Glasgow & West Scotland

Clutha Inquiry: 'Mistaken' pilot 'violated procedures'

Police helicopter is removed from the scene Image copyright Getty Images
Image caption Ten people were killed in the tragedy on 29 November 2013

The pilot of the helicopter which crashed into the Clutha bar probably "violated procedures", an expert has told an inquiry.

Prof Polly Dalton, a psychologist at Royal Holloway University of London, was commissioned to compile a report for the Fatal Accident Inquiry.

She discussed a number of options to explain pilot David Traill's behaviour.

The FAI was previously told the captain did not follow the standard emergency procedures that night.

Giving evidence as the final witness to the Clutha Fatal Accident Inquiry, Prof Dalton said "the pilots failure to land the aircraft within the 10 minute time limit would appear to constitute a deliberate violation of safe practice".
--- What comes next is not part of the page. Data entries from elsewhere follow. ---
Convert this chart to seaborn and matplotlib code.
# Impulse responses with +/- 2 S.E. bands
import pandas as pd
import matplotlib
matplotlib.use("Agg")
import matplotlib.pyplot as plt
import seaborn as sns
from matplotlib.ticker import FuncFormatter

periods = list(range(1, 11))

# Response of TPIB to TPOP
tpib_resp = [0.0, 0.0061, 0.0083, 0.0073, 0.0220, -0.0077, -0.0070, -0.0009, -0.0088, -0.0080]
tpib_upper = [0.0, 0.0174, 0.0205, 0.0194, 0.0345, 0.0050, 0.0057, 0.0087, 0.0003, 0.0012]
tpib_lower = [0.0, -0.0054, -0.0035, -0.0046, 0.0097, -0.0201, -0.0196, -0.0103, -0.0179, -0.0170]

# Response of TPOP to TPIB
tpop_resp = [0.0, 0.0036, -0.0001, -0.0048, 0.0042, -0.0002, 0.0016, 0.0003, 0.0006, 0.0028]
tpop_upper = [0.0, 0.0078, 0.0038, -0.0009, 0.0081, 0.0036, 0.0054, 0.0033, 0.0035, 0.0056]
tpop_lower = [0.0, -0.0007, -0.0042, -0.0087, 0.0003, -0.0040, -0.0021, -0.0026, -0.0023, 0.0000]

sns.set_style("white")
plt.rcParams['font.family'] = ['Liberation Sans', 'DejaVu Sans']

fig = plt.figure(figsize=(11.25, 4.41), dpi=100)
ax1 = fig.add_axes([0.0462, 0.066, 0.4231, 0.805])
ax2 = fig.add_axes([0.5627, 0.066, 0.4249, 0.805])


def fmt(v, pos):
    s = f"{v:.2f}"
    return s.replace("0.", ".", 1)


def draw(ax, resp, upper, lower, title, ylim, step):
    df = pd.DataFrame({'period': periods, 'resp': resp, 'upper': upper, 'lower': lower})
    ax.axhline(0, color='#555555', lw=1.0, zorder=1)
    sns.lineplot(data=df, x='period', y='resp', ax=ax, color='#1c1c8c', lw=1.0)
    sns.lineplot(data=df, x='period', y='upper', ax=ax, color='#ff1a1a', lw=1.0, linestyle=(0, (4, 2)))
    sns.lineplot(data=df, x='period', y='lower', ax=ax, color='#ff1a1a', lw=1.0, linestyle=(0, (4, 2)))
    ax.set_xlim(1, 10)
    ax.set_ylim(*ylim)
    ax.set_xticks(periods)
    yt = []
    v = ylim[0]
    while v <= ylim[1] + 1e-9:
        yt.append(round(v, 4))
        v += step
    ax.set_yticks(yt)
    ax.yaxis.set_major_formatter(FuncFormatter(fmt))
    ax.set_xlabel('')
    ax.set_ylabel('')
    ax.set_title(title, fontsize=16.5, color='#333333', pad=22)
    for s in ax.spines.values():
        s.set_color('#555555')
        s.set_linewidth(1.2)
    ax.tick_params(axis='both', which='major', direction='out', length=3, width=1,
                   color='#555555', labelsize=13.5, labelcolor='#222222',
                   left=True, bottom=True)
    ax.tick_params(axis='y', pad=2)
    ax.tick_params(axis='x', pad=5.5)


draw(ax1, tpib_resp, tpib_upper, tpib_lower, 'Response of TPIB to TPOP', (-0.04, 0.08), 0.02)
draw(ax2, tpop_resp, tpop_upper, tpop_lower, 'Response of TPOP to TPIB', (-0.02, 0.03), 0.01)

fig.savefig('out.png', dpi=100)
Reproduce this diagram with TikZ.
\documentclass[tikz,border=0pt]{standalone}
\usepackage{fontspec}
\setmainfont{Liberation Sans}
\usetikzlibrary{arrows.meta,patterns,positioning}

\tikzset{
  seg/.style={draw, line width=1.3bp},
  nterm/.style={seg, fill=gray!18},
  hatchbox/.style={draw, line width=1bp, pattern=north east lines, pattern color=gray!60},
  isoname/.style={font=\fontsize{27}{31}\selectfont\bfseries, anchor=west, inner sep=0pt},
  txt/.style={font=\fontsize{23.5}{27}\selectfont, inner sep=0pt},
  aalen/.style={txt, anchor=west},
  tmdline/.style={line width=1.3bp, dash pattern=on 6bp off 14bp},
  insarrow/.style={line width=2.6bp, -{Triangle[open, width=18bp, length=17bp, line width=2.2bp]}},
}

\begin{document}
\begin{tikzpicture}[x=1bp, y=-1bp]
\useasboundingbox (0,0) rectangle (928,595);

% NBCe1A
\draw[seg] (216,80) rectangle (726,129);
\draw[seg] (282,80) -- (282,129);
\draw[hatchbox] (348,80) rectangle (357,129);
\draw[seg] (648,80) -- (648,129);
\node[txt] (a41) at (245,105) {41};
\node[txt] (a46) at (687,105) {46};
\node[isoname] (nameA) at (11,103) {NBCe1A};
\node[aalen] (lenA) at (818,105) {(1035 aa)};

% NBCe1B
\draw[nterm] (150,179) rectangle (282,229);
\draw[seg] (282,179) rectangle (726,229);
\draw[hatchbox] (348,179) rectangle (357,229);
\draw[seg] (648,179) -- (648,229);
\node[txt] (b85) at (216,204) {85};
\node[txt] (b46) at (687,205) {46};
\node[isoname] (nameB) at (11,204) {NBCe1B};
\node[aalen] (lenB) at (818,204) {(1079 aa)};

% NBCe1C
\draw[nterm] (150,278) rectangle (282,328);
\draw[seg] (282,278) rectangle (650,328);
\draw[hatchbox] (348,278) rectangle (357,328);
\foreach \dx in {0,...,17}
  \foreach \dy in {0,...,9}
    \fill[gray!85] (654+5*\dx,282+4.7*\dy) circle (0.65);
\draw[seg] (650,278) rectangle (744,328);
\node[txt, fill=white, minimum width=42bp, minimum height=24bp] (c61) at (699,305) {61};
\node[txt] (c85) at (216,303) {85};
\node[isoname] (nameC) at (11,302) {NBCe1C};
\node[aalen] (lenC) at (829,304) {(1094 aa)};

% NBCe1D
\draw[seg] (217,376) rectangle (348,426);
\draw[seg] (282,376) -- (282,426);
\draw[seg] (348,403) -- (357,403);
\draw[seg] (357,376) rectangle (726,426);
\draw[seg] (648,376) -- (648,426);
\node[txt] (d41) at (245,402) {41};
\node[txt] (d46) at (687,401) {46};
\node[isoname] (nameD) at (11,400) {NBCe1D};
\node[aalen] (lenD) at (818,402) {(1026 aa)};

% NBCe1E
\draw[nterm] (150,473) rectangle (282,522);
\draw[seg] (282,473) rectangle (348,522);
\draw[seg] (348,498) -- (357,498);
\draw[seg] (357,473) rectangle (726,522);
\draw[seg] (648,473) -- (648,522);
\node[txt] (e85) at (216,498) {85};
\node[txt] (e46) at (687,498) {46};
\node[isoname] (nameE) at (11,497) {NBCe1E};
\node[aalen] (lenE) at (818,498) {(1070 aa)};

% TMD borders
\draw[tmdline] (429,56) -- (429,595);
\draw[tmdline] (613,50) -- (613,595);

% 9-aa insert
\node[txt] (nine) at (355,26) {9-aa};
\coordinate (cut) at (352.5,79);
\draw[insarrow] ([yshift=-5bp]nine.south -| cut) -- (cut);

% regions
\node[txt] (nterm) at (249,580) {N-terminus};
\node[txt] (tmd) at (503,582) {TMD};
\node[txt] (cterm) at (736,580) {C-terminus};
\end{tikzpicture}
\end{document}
She also said it could have been a deliberate sabotage.

But she ruled those out and concluded that it was "most likely the pilot violated the standard operating procedures because he mistakenly believed that they were not appropriate to that particular situation".

Image caption (Top: L to R) David Traill, PC Kirsty Nelis, PC Tony Collins, Gary Arthur, Samuel McGhee (Bottom: L to R) Colin Gibson, Robert Jenkins, Mark O'Prey, John McGarrigle, Joe Cusker

Mr Traill, 51; PC Tony Collins, 43; and PC Kirsty Nelis, 36, lost their lives in the crash along with seven customers who were in the bar on Stockwell Street.

They were Gary Arthur, 48; Joe Cusker, 59; Colin Gibson, 33; Robert Jenkins, 61; John McGarrigle, 58; Samuel McGhee, 56; and Mark O'Prey, 44.

Families helped

The inquiry has now heard all nine weeks of evidence following the tragedy.

The owner of the Clutha, Alan Crossan, thinks the FAI process has helped the victims families.

He said: "At the start of the FAI we were a wee bit nervous and it was the same feeling today because it has finished.

"I think we've got some indication today of what we feel in our hearts about what happened.

"So it's been a help in that way and it's been a help for the families. They feel it was justified doing it, without a doubt."